When I’m not telling stories through immersive arts and experiences, I’m crafting them with words. I started writing and editing for my high school newspaper when I was fourteen, kickstarted an underground paper in college, ran a cannabis legalization-focused publication with 400,000 email subscribers, and most recently and importantly, co-founded Foster, a collaborative writing collective.
The last decade of my life was spent instigating and cultivating various communities. I’ve co-founded three community-first businesses for which I’ve raised $50M+ and had two exits, including an IPO, and I’ve helped build three intentional co-living communities in Brooklyn: 57, Oasis and Haven.

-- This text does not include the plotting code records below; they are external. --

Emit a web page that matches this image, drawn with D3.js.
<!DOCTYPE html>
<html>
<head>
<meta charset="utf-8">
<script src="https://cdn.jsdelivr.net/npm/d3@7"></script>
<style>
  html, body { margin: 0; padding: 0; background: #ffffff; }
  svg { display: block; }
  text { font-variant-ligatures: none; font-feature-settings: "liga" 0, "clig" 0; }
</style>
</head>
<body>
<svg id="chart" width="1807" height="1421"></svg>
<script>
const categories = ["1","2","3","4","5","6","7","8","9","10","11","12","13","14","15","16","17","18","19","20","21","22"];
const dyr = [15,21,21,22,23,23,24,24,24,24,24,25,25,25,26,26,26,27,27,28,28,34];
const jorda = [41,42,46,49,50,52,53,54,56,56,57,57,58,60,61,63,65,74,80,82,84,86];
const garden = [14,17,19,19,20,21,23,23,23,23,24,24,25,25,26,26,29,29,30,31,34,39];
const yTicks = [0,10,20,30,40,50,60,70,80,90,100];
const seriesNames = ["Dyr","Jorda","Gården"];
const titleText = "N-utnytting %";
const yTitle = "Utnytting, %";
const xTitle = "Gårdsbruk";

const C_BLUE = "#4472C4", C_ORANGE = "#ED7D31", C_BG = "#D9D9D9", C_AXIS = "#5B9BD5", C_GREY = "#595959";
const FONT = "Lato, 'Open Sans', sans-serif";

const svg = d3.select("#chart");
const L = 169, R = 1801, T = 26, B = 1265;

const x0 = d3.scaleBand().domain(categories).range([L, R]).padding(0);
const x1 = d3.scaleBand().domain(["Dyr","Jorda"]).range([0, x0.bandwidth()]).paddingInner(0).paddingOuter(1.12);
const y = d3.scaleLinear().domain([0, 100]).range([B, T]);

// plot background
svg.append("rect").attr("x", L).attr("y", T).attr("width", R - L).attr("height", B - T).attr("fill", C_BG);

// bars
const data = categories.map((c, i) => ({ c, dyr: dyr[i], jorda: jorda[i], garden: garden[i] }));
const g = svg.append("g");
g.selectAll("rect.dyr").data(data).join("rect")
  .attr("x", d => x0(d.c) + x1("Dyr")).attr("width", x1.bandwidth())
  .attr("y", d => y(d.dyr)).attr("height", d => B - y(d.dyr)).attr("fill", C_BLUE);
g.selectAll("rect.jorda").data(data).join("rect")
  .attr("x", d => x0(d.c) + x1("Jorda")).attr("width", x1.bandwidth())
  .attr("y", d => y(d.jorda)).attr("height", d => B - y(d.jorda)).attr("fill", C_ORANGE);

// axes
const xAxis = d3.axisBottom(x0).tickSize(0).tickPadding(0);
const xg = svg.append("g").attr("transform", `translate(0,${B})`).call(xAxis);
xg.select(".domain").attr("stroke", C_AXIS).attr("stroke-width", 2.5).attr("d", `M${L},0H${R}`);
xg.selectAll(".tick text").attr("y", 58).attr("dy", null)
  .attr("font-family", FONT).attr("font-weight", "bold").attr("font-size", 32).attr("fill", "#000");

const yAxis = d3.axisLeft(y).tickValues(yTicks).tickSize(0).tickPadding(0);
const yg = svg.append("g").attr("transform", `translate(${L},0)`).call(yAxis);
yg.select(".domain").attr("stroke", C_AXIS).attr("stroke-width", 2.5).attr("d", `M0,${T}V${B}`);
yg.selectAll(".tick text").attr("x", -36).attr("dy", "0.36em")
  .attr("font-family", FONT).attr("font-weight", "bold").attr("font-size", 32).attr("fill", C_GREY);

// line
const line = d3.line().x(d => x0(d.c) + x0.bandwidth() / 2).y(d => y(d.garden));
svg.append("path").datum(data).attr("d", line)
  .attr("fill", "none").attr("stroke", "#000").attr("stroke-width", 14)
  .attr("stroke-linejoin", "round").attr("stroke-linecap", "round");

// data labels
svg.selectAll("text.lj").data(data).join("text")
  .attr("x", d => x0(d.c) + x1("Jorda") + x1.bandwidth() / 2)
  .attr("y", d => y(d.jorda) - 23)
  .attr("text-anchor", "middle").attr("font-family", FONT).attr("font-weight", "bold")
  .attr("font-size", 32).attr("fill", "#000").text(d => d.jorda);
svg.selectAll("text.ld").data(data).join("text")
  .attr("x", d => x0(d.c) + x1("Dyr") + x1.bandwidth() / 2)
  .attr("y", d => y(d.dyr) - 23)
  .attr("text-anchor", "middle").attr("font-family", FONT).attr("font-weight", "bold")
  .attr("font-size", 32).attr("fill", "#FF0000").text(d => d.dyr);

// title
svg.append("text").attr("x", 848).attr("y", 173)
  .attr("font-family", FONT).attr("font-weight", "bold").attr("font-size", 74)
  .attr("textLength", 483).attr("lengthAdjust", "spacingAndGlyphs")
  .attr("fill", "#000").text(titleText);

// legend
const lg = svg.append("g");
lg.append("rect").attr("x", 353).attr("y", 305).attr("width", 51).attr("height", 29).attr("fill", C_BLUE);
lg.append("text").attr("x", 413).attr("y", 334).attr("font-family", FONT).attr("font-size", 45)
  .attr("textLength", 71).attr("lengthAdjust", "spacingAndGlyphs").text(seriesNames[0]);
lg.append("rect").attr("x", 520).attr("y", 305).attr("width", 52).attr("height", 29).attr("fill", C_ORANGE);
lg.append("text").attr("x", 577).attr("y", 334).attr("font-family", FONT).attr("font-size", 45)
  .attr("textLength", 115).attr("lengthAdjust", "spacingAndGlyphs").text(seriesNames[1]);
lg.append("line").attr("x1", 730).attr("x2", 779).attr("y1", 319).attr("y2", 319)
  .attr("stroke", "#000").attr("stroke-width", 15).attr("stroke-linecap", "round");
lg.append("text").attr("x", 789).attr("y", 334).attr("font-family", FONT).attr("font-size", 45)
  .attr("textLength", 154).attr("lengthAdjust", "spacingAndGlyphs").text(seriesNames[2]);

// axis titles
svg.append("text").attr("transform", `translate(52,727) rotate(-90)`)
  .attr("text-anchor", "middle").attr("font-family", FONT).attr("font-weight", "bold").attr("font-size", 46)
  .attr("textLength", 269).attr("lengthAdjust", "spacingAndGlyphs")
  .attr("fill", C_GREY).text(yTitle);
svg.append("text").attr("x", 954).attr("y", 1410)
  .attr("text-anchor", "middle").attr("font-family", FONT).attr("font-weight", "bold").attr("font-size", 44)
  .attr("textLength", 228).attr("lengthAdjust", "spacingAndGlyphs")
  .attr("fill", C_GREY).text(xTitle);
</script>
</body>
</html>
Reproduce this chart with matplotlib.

For the next ~decade, I’m focused on discovering how communities might become decentralized, co-owned and self-sustaining. If we can figure out this cycle end-to-end, I believe we’ll be able to do anything, together. Foster is on this journey today and it’s where I spend the majority of my time, but I hope the insights we glean will be broadly applicable and I’m actively applying them to local community work too.
More important to me than any particular pursuit or achievement is my daily practice: a wakeful moment-to-moment recognition of what life offers and a cultivation of the courage, presence, acceptance, and gratitude to engage with it wholeheartedly. I view this practice as a lifelong journey and it resides at the center of every event, experience, story and community I inhabit.